Nicht immer ist auf den ersten Blick erkennbar, ob es sich um einen Tumor, eine Zyste oder um vergrößerte Lymphknoten handelt. Auch Tumore der Haut können in die Speicheldrüsen metastasieren. Deshalb ist die Differentialdiagnose von zentraler Bedeutung. Bei den gutartigen Tumoren spürt der Patient zunächst meist nur ein derbes, gut verschiebbares, nicht schmerzhaftes Knötchen, das mit der Zeit größer wird. „Bösartige Tumoren neigen hingegen dazu, den Gesichtsnerv zu befallen. Diese Patienten fallen mit einer Fazialisparese auf, was einen eindeutigen Befund erleichtert“, weiß Lell.
In den meisten Fällen werden diese Tumoren operativ entfernt. Lediglich bei Zysten oder gutartigen Tumoren wie dem Warthin-Tumor könne man darüber nachdenken, diese zu beobachten, statt zu entfernen. Interventionelle Verfahren kommen nur im Rahmen von Studien zum Einsatz und auch nur bei fortgeschrittenen Tumoren. „Wir haben dazu keine gute Datenlage und ich sehe auch nicht, dass sich das in nächster Zukunft ändern wird“, ist Lell überzeugt. „Die Aussichten moderner medikamentöser Ansätze scheinen aktuell erfolgsversprechender.“
Rat für junge Radiologen
Wir erleben oft, dass Untersuchungen zeitoptimiert durchgeführt und schnelle Sequenzen verwendet werden.
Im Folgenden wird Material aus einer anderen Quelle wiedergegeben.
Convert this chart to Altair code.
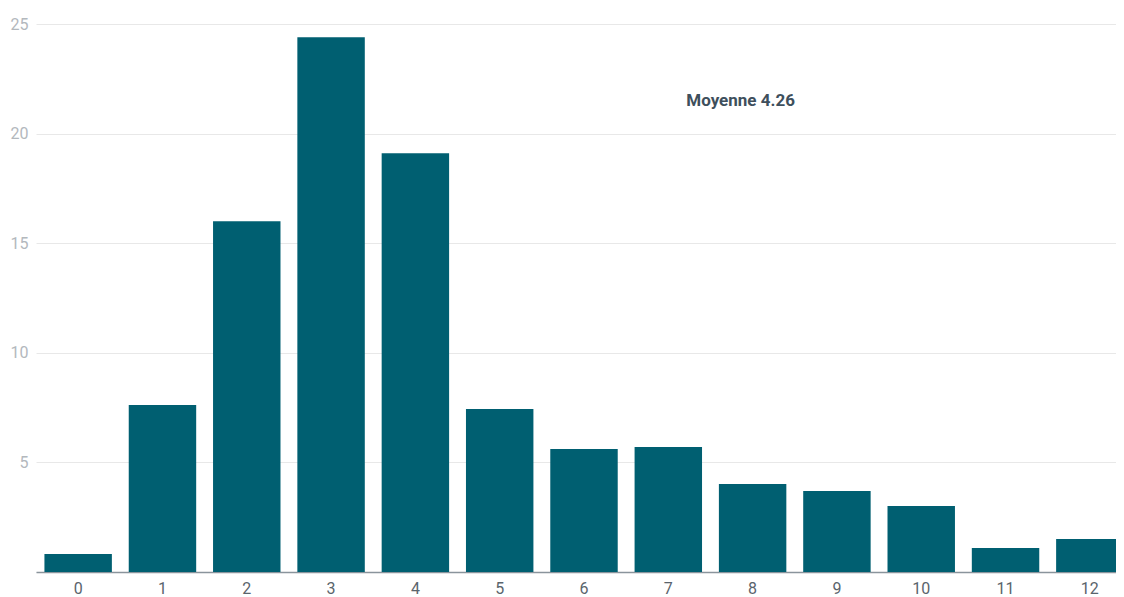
import altair as alt
import pandas as pd

categories = [str(i) for i in range(13)]
values = [0.82, 7.62, 16.0, 24.4, 19.1, 7.44, 5.61, 5.70, 4.01, 3.70, 3.01, 1.09, 1.50]
y_ticks = [0, 5, 10, 15, 20, 25]

annot_text = ["Moyenne 4.26"]
annot_x = ["8"]
annot_y = [21.5]

df = pd.DataFrame({"cat": categories, "val": values})
ann = pd.DataFrame({"cat": annot_x, "val": annot_y, "label": annot_text})

FONT = "Roboto"

xscale = alt.Scale(domain=categories, range=[0, 1096], paddingInner=0.2, paddingOuter=0.1)
yscale = alt.Scale(domain=[0, 25], nice=False)

bars = alt.Chart(df).mark_bar(color="#005f71").encode(
    x=alt.X("cat:N", sort=categories, scale=xscale, title=None, axis=alt.Axis(labelAngle=0)),
    y=alt.Y("val:Q", scale=yscale, title=None,
            axis=alt.Axis(values=y_ticks, labelExpr="datum.value == 0 ? '' : datum.label")),
)

text = alt.Chart(ann).mark_text(fontWeight="bold", fontSize=17, font=FONT, color="#3e4f5c", dx=-12).encode(
    x=alt.X("cat:N", sort=categories, scale=xscale),
    y=alt.Y("val:Q", scale=yscale),
    text="label:N",
)

chart = (bars + text).properties(
    width=1080, height=548,
    background="white",
    autosize=alt.AutoSizeParams(type="none"),
    padding={"left": 28, "top": 16, "right": 0, "bottom": 25},
).configure_view(stroke="transparent", strokeWidth=0).configure_axisX(
    ticks=False, domainColor="#8a949c", domainWidth=1.5, labelColor="#5a646c",
    labelFontSize=16, labelFont=FONT, labelPadding=8, grid=False, labelAngle=0,
).configure_axisY(
    ticks=False, domain=False, labelColor="#b3b8bd", labelFontSize=16, labelFont=FONT,
    labelPadding=8, gridColor="#e8e8e8", gridWidth=1,
)

chart.save("out.html", embed_options={"renderer": "svg", "actions": False})
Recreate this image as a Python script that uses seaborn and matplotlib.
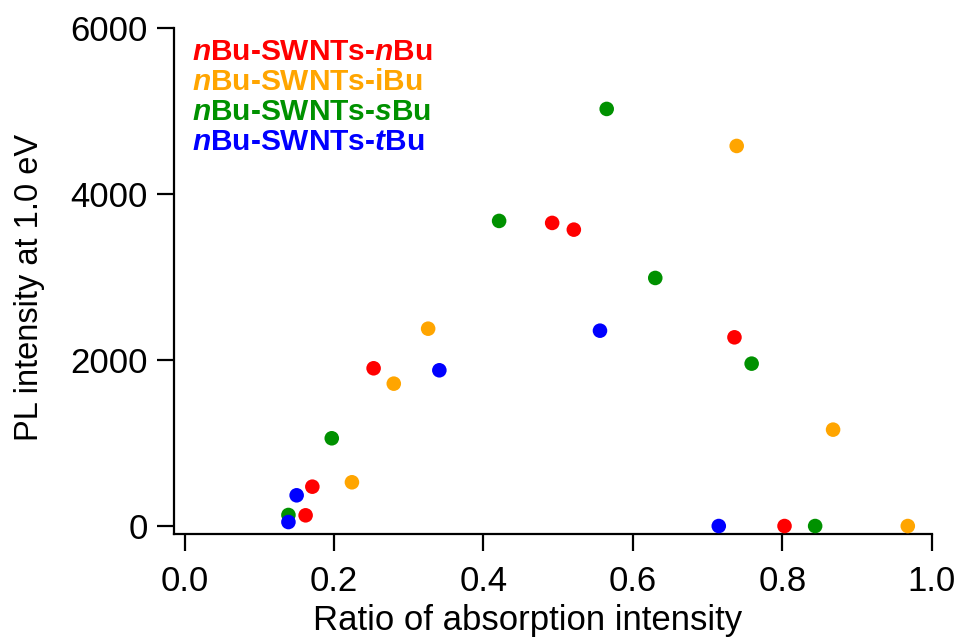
import pandas as pd
import matplotlib.pyplot as plt
import seaborn as sns

# values
red_x = [0.162, 0.171, 0.253, 0.492, 0.521, 0.736, 0.803]
red_y = [129, 474, 1900, 3651, 3570, 2273, 0]
orange_x = [0.224, 0.280, 0.326, 0.739, 0.868, 0.968]
orange_y = [527, 1715, 2377, 4578, 1161, 0]
green_x = [0.139, 0.197, 0.421, 0.565, 0.630, 0.759, 0.844]
green_y = [133, 1057, 3675, 5024, 2988, 1956, 0]
blue_x = [0.139, 0.150, 0.341, 0.556, 0.715]
blue_y = [48, 370, 1876, 2353, 0]

names = ["$n$Bu-SWNTs-$n$Bu", "$n$Bu-SWNTs-iBu", "$n$Bu-SWNTs-$s$Bu", "$n$Bu-SWNTs-$t$Bu"]
colors = ["#ff0000", "#ffa500", "#009100", "#0000ff"]

data = pd.DataFrame({
    "ratio": red_x + orange_x + green_x + blue_x,
    "pl": red_y + orange_y + green_y + blue_y,
    "sample": [names[0]] * len(red_x) + [names[1]] * len(orange_x)
              + [names[2]] * len(green_x) + [names[3]] * len(blue_x),
})

sns.set_style("ticks")
plt.rcParams["font.family"] = ["Liberation Sans", "DejaVu Sans"]
plt.rcParams["mathtext.fontset"] = "custom"
plt.rcParams["mathtext.it"] = "Liberation Sans:italic:bold"
plt.rcParams["mathtext.rm"] = "Liberation Sans:bold"

fig = plt.figure(figsize=(9.62, 6.37), dpi=100)
ax = fig.add_axes([0.181, 0.1617, 0.7875, 0.7945])

sns.scatterplot(data=data, x="ratio", y="pl", hue="sample", palette=colors,
                hue_order=names, s=110, linewidth=0, legend=False, ax=ax, zorder=3)

ax.set_xlim(-0.014, 1.0)
ax.set_ylim(-96, 6000)
ax.set_xticks([0.0, 0.2, 0.4, 0.6, 0.8, 1.0])
ax.set_xticklabels(["0.0", "0.2", "0.4", "0.6", "0.8", "1.0"])
ax.set_yticks([0, 2000, 4000, 6000])
sns.despine(ax=ax)
for sp in ["left", "bottom"]:
    ax.spines[sp].set_linewidth(1.6)
    ax.spines[sp].set_color("black")
ax.tick_params(axis="both", length=12, width=1.6, color="black", labelsize=25, labelcolor="black")
ax.tick_params(axis="x", pad=10)
ax.tick_params(axis="y", pad=7)

ax.set_xlabel("Ratio of absorption intensity", fontsize=25, labelpad=5, color="black")
ax.set_ylabel("PL intensity at 1.0 eV", fontsize=23.5, labelpad=18, color="black")
ax.xaxis.label.set_x(0.467)
ax.yaxis.label.set_y(0.488)

for i, (name, c) in enumerate(zip(names, colors)):
    ax.text(0.024, 0.937 - i * 0.0595, name, transform=ax.transAxes, color=c,
            fontsize=21.5, fontweight="bold", va="baseline", ha="left")

plt.savefig("out.png", dpi=100)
Diese reichen in der Feindiagnostik der Tumoren aber nicht aus, so dass die Untersuchung im Zweifel wiederholt werden muss
Michael Lell
Radiologen, die am Anfang ihrer Karriere stehen, empfiehlt Lell, ausreichend Zeit bei der Untersuchung zu investieren und ein festes Untersuchungsprotokoll anzuwenden. „Mit stabilen Sequenzen und standardisierten Techniken bekommt man immer wieder die gleichen Ergebnisse und wird in der Folge immer sicherer und besser“, weiß der Experte. „Wir erleben oft, dass Untersuchungen zeitoptimiert durchgeführt und schnelle Sequenzen verwendet werden. Diese reichen in der Feindiagnostik der Tumoren aber nicht aus, so dass die Untersuchung im Zweifel wiederholt werden muss.“ Das Wichtigste ist für ihn, dass der Radiologie nach der Untersuchung den histologischen Befund bekommt. „Nur durch die histologische Bestätigung der Verdachtsdiagnose kann wirklich Expertise aufgebaut werden.“
Profil:
Prof. Dr. Michael Lell ist Chefarzt für Radiologie und Nuklearmedizin und Lehrstuhlinhaber für Radiologie der Paracelsus Medizinischen Privatuniversität in Nürnberg. Der gebürtige Landshuter hat in Regensburg und München Medizin studiert und im Anschluss als Assistenz- und zuletzt als leitender Oberarzt am Radiologischen Institut des Universitätsklinikums Erlangen gearbeitet. Schwerpunkte seiner Forschungsaktivitäten sind die onkologische Bildgebung, Intervention, Strahlenschutz in der Radiologie sowie die kardiovaskuläre Bildgebung.